Launched earlier in May, Google Trips puts merges flights, hotels, packages, home-rentals, car rentals, ridesharing, cruises, and experiences search in one single, übermensch ecosystem, combining the Google Trips app, Google Flights, and Google Hotels under one landing page. And, with Google getting bigger on the travel landscape, OTAs continue diversifying the risks: Booking.com (with Q1-2019 revenue down by 3%, don't forget), especially, alluded to new possible acquisition and it is rumored to announce its new stand-alone tours & attractions program any day now. My long-view on the topic is that Google is going to cover the whole traveler's journey, while OTAs will move more and more to B2B, possibly even SaaS, landscapes. How will these changes impact hotels? What's your take?

Peter O’Connor
Peter O’Connor
Professor of Strategy at University of South Australia Business School

While Google may be positioning itself more prominently throughout the customer journey, it will NEVER enter into direct competition with the OTAs. Why would it when it can make massive profits simply by referring traffic rather than deal with the messy challenge of facilitating travel transactions? 

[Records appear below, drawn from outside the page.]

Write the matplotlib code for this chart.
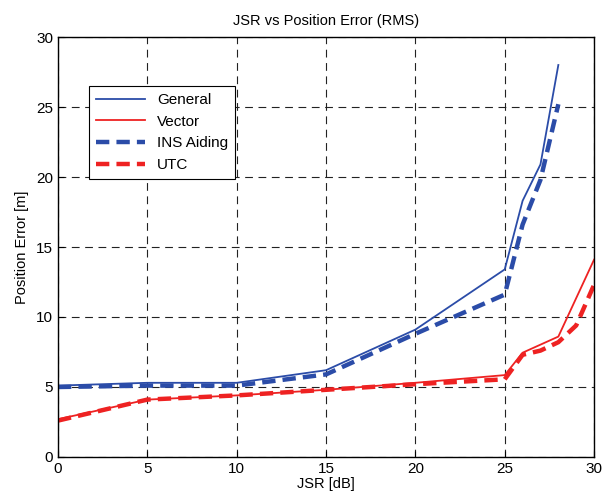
import matplotlib
matplotlib.use("Agg")
from matplotlib import pyplot as plt

plt.rcParams['font.family'] = ['Liberation Sans', 'DejaVu Sans']

# JSR values [dB]
jsr_general = [0, 5, 10, 15, 20, 25, 26, 27, 28]
general = [5.1, 5.3, 5.3, 6.2, 9.1, 13.4, 18.3, 20.9, 28.0]

jsr_ins = [0, 5, 10, 15, 20, 25, 26, 27, 28]
ins_aiding = [5.0, 5.1, 5.1, 5.9, 8.8, 11.6, 16.6, 19.8, 25.2]

jsr_vector = [0, 5, 10, 15, 20, 25, 26, 28, 30]
vector = [2.7, 4.1, 4.4, 4.8, 5.3, 5.85, 7.45, 8.6, 14.1]

jsr_utc = [0, 5, 10, 15, 20, 25, 26, 27, 28, 29, 30]
utc = [2.6, 4.1, 4.4, 4.8, 5.2, 5.55, 7.3, 7.6, 8.2, 9.4, 12.3]

blue = "#2b4ca8"
red = "#ee2222"

fig = plt.figure(figsize=(6.03, 5.0), dpi=100)
ax = fig.add_axes([0.0962, 0.086, 0.889, 0.84])

ax.plot(jsr_general, general, color=blue, lw=1.3, label="General")
ax.plot(jsr_vector, vector, color=red, lw=1.3, label="Vector")
ax.plot(jsr_ins, ins_aiding, color=blue, lw=3.2, ls=(0, (3, 1.6)), label="INS Aiding")
ax.plot(jsr_utc, utc, color=red, lw=3.2, ls=(0, (3, 1.6)), label="UTC")

ax.set_xlim(0, 30)
ax.set_ylim(0, 30)
ax.set_xticks(range(0, 31, 5))
ax.set_yticks(range(0, 31, 5))
ax.grid(True, color="#222222", ls=(0, (7, 5)), lw=0.8)
ax.tick_params(direction="in", labelsize=11, length=4)
for s in ax.spines.values():
    s.set_linewidth(1.0)

ax.set_title("JSR vs Position Error (RMS)", fontsize=10.5, pad=9)
ax.set_xlabel("JSR [dB]", fontsize=10.5, labelpad=1)
ax.set_ylabel("Position Error [m]", fontsize=10.5, labelpad=5)

leg = ax.legend(loc="upper left", bbox_to_anchor=(0.058, 0.883), fontsize=11,
                fancybox=False, framealpha=1, edgecolor="black",
                handlelength=3.2, borderaxespad=0, labelspacing=0.5,
                borderpad=0.45)
leg.get_frame().set_linewidth(0.8)

fig.savefig("out.png", dpi=100)
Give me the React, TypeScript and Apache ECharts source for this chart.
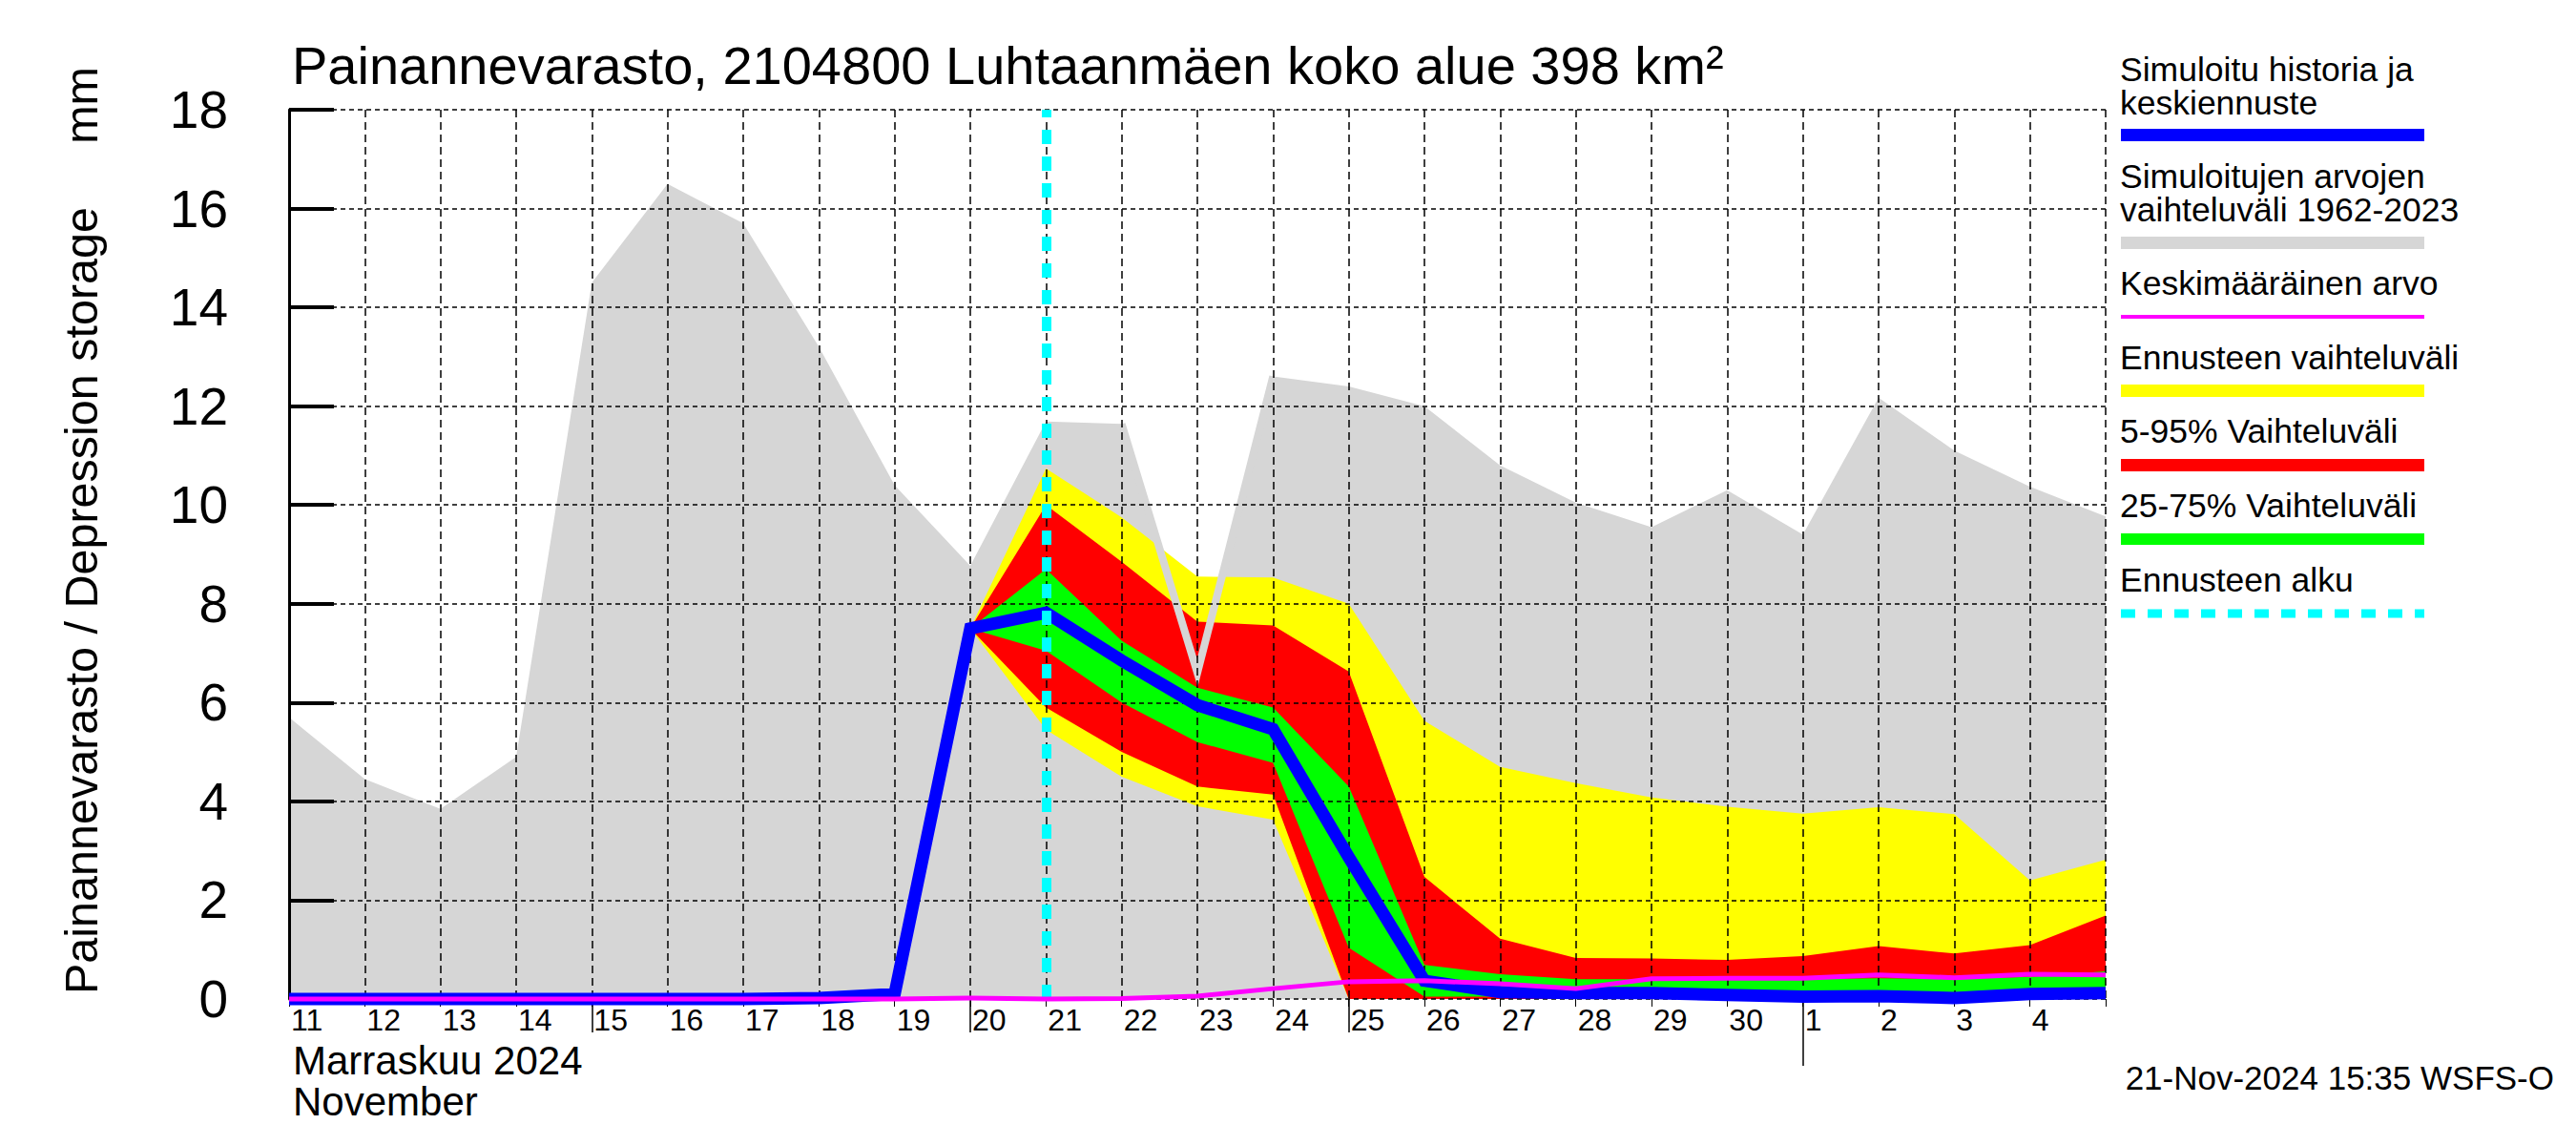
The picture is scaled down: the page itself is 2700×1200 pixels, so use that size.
import React, { useEffect, useRef } from 'react';
import * as echarts from 'echarts';

const categories = [
  '2024-11-11', '2024-11-12', '2024-11-13', '2024-11-14', '2024-11-15',
  '2024-11-16', '2024-11-17', '2024-11-18', '2024-11-19', '2024-11-20',
  '2024-11-21', '2024-11-22', '2024-11-23', '2024-11-24', '2024-11-25',
  '2024-11-26', '2024-11-27', '2024-11-28', '2024-11-29', '2024-11-30',
  '2024-12-01', '2024-12-02', '2024-12-03', '2024-12-04', '2024-12-05',
];
const dayLabels = [
  '11', '12', '13', '14', '15', '16', '17', '18', '19', '20',
  '21', '22', '23', '24', '25', '26', '27', '28', '29', '30',
  '1', '2', '3', '4', '',
];
const yTicks = [0, 2, 4, 6, 8, 10, 12, 14, 16, 18];
const longTickDays = ['2024-11-15', '2024-11-20', '2024-11-25'];
const monthTickDays = ['2024-12-01'];
const forecastStart = '2024-11-21';

// Simulated range 1962-2023
const grayMin = [0, 0, 0, 0, 0, 0, 0, 0, 0, 0, 0, 0, 0, 0, 0, 0, 0, 0, 0, 0, 0, 0, 0, 0, 0];
const grayMax = [5.7, 4.45, 3.85, 4.9, 14.5, 16.5, 15.7, 13.2, 10.4, 8.77, 11.69, 11.64, 6.6, 12.6, 12.4, 12.0, 10.8, 10.05, 9.55, 10.3, 9.4, 12.17, 11.1, 10.37, 9.77];
// Simulated history and median forecast
const blueLine = [0, 0, 0, 0, 0, 0, 0, 0.02, 0.1, 7.5, 7.82, 6.85, 5.95, 5.46, 2.87, 0.37, 0.14, 0.12, 0.12, 0.08, 0.05, 0.06, 0.02, 0.1, 0.12];
// Mean value
const meanLine = [0, 0, 0, 0, 0, 0, 0, 0, 0, 0.02, 0, 0.01, 0.06, 0.21, 0.35, 0.37, 0.31, 0.21, 0.41, 0.42, 0.42, 0.49, 0.43, 0.5, 0.49];
// Forecast ranges
const N = null;
const yellowLo = [N, N, N, N, N, N, N, N, N, 7.5, 5.45, 4.5, 3.9, 3.63, 0, 0, 0, 0, 0, 0, 0, 0, 0, 0, 0];
const yellowHi = [N, N, N, N, N, N, N, N, N, 7.5, 10.74, 9.75, 8.55, 8.53, 8.0, 5.63, 4.7, 4.37, 4.08, 3.89, 3.75, 3.88, 3.74, 2.4, 2.82];
const redLo = [N, N, N, N, N, N, N, N, N, 7.5, 5.9, 5.0, 4.3, 4.14, 0, 0, 0, 0, 0, 0, 0, 0, 0, 0, 0];
const redHi = [N, N, N, N, N, N, N, N, N, 7.5, 10.0, 8.85, 7.64, 7.56, 6.63, 2.47, 1.22, 0.83, 0.82, 0.79, 0.87, 1.07, 0.92, 1.09, 1.69];
const greenLo = [N, N, N, N, N, N, N, N, N, 7.5, 7.05, 6.0, 5.2, 4.78, 1.04, 0.05, 0.05, 0.05, 0.05, 0.03, 0.02, 0.03, 0.0, 0.05, 0.06];
const greenHi = [N, N, N, N, N, N, N, N, N, 7.5, 8.7, 7.25, 6.3, 5.9, 4.3, 0.69, 0.5, 0.4, 0.4, 0.4, 0.4, 0.42, 0.4, 0.45, 0.56];

const FONT = '"Liberation Sans", Arial, Helvetica, sans-serif';

const diff = (hi: (number | null)[], lo: (number | null)[]) =>
  hi.map((v, i) => (v == null || lo[i] == null ? null : +(v - (lo[i] as number)).toFixed(3)));

const grayEdge = grayMax.map((v, i) => {
  const show = [i - 1, i, i + 1].some(
    (j) => j >= 0 && j < grayMax.length && yellowHi[j] != null && grayMax[j] < (yellowHi[j] as number)
  );
  return show ? v : null;
});

function band(name: string, stack: string, lo: (number | null)[], hi: (number | null)[], color: string) {
  return [
    {
      name: name + '-base',
      type: 'line',
      stack,
      data: lo,
      showSymbol: false,
      symbol: 'none',
      lineStyle: { width: 0, opacity: 0 },
      silent: true,
      z: 2,
    },
    {
      name,
      type: 'line',
      stack,
      data: diff(hi, lo),
      showSymbol: false,
      symbol: 'none',
      lineStyle: { width: 0, opacity: 0 },
      areaStyle: { color, opacity: 1 },
      silent: true,
      z: 2,
    },
  ];
}

function txt(text: string, x: number, y: number, size: number, align = 'left', rotation = 0) {
  return {
    type: 'text',
    x,
    y,
    rotation,
    silent: true,
    style: {
      text,
      font: `${size}px ${FONT}`,
      fill: '#000',
      align,
      verticalAlign: 'middle',
      textAlign: align,
      textVerticalAlign: 'middle',
    },
  };
}

const legendX1 = 2223;
const legendX2 = 2541;

function legendRect(y1: number, y2: number, color: string) {
  return {
    type: 'rect',
    silent: true,
    shape: { x: legendX1, y: y1, width: legendX2 - legendX1, height: y2 - y1 },
    style: { fill: color },
  };
}

export default function App() {
  const ref = useRef<HTMLDivElement>(null);

  useEffect(() => {
    if (!ref.current) return;
    const chart = echarts.init(ref.current, null, { renderer: 'svg' });

    const xBase = {
      type: 'category',
      data: categories,
      boundaryGap: false,
      gridIndex: 0,
      position: 'bottom',
      z: 3,
      axisLine: { show: false },
      axisLabel: { show: false },
      splitLine: { show: false },
    };

    const option: any = {
      animation: false,
      backgroundColor: '#ffffff',
      grid: { left: 303, right: 493, top: 115, bottom: 153, containLabel: false },
      xAxis: [
        {
          ...xBase,
          axisTick: { show: true, interval: 0, length: 8, lineStyle: { color: '#000', width: 1 } },
          axisLabel: {
            show: true,
            interval: 0,
            align: 'left',
            verticalAlign: 'middle',
            margin: 22,
            fontSize: 32,
            fontFamily: FONT,
            color: '#000',
            padding: [0, 0, 0, 2],
            formatter: (_v: string, idx: number) => dayLabels[idx],
          },
          splitLine: {
            show: true,
            interval: 0,
            lineStyle: { color: '#000', width: 1.5, type: [8, 5] },
          },
        },
        {
          ...xBase,
          axisTick: {
            show: true,
            interval: (_i: number, v: string) => longTickDays.includes(v),
            length: 35,
            lineStyle: { color: '#000', width: 1.5 },
          },
        },
        {
          ...xBase,
          axisTick: {
            show: true,
            interval: (_i: number, v: string) => monthTickDays.includes(v),
            length: 70,
            lineStyle: { color: '#000', width: 1.5 },
          },
        },
      ],
      yAxis: {
        type: 'value',
        min: yTicks[0],
        max: yTicks[yTicks.length - 1],
        interval: 2,
        z: 3,
        axisLine: { show: true, lineStyle: { color: '#000', width: 3 } },
        axisTick: { show: true, inside: true, length: 47, lineStyle: { color: '#000', width: 4 } },
        axisLabel: { show: true, margin: 64, fontSize: 55, fontFamily: FONT, color: '#000' },
        splitLine: { show: true, lineStyle: { color: '#000', width: 1.5, type: [5, 4] } },
      },
      series: [
        ...band('Simuloitujen arvojen vaihteluväli 1962-2023', 'gray', grayMin, grayMax, '#d6d6d6'),
        ...band('Ennusteen vaihteluväli', 'yellow', yellowLo, yellowHi, '#ffff00'),
        ...band('5-95% Vaihteluväli', 'red', redLo, redHi, '#ff0000'),
        ...band('25-75% Vaihteluväli', 'green', greenLo, greenHi, '#00ff00'),
        {
          name: 'gray-edge',
          type: 'line',
          data: grayEdge,
          showSymbol: false,
          symbol: 'none',
          lineStyle: { color: '#d6d6d6', width: 8, join: 'miter' },
          silent: true,
          z: 2,
        },
        {
          name: 'Simuloitu historia ja keskiennuste',
          type: 'line',
          data: blueLine,
          showSymbol: false,
          symbol: 'none',
          clip: false,
          lineStyle: { color: '#0000ff', width: 13, join: 'miter' },
          silent: true,
          z: 4,
        },
        {
          name: 'Keskimääräinen arvo',
          type: 'line',
          data: meanLine,
          showSymbol: false,
          symbol: 'none',
          clip: false,
          lineStyle: { color: '#ff00ff', width: 5 },
          silent: true,
          z: 5,
        },
        {
          name: 'Ennusteen alku',
          type: 'line',
          data: categories.map(() => null),
          showSymbol: false,
          symbol: 'none',
          silent: true,
          z: 6,
          markLine: {
            silent: true,
            symbol: ['none', 'none'],
            label: { show: false },
            lineStyle: { color: '#00ffff', width: 10, type: [15, 13] },
            data: [{ xAxis: forecastStart }],
          },
        },
      ],
      graphic: [
        txt('Painannevarasto, 2104800 Luhtaanmäen koko alue 398 km²', 306, 68, 56),
        txt('Painannevarasto / Depression storage', 85, 1042, 48.5, 'left', Math.PI / 2),
        txt('mm', 85, 70, 48.5, 'right', Math.PI / 2),
        txt('Marraskuu 2024', 307, 1111, 42),
        txt('November', 307, 1154, 42),
        txt('21-Nov-2024 15:35 WSFS-O', 2677, 1129, 35, 'right'),
        txt('Simuloitu historia ja', 2222, 73, 35.5),
        txt('keskiennuste', 2222, 108, 35.5),
        legendRect(135, 148, '#0000ff'),
        txt('Simuloitujen arvojen', 2222, 185, 35.5),
        txt('vaihteluväli 1962-2023', 2222, 220, 35.5),
        legendRect(248, 261, '#d6d6d6'),
        txt('Keskimääräinen arvo', 2222, 297, 35.5),
        legendRect(330, 334, '#ff00ff'),
        txt('Ennusteen vaihteluväli', 2222, 375, 35.5),
        legendRect(403, 416, '#ffff00'),
        txt('5-95% Vaihteluväli', 2222, 452, 35.5),
        legendRect(481, 494, '#ff0000'),
        txt('25-75% Vaihteluväli', 2222, 530, 35.5),
        legendRect(559, 571, '#00ff00'),
        txt('Ennusteen alku', 2222, 608, 35.5),
        {
          type: 'line',
          silent: true,
          shape: { x1: legendX1, y1: 643, x2: legendX2, y2: 643 },
          style: { stroke: '#00ffff', lineWidth: 9, lineDash: [15, 13] },
        },
      ],
    };

    chart.setOption(option);
    return () => chart.dispose();
  }, []);

  return (
    <div
      ref={ref}
      style={{ position: 'absolute', left: 0, top: 0, width: 2700, height: 1200, background: '#fff' }}
    />
  );
}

OTAs and suppliers are increasingly having to deal with this new reality and adjust their business model to cope. Already companies like Airbnb charge higher transaction fees on business sourced through paid search marketing. As increased volumes of business flow through Google's superior user interface, others will be forced to follow, or alternatively invest in building a brand and customer loyalty to get future customers to book directly. 

Either way the future looks expensive!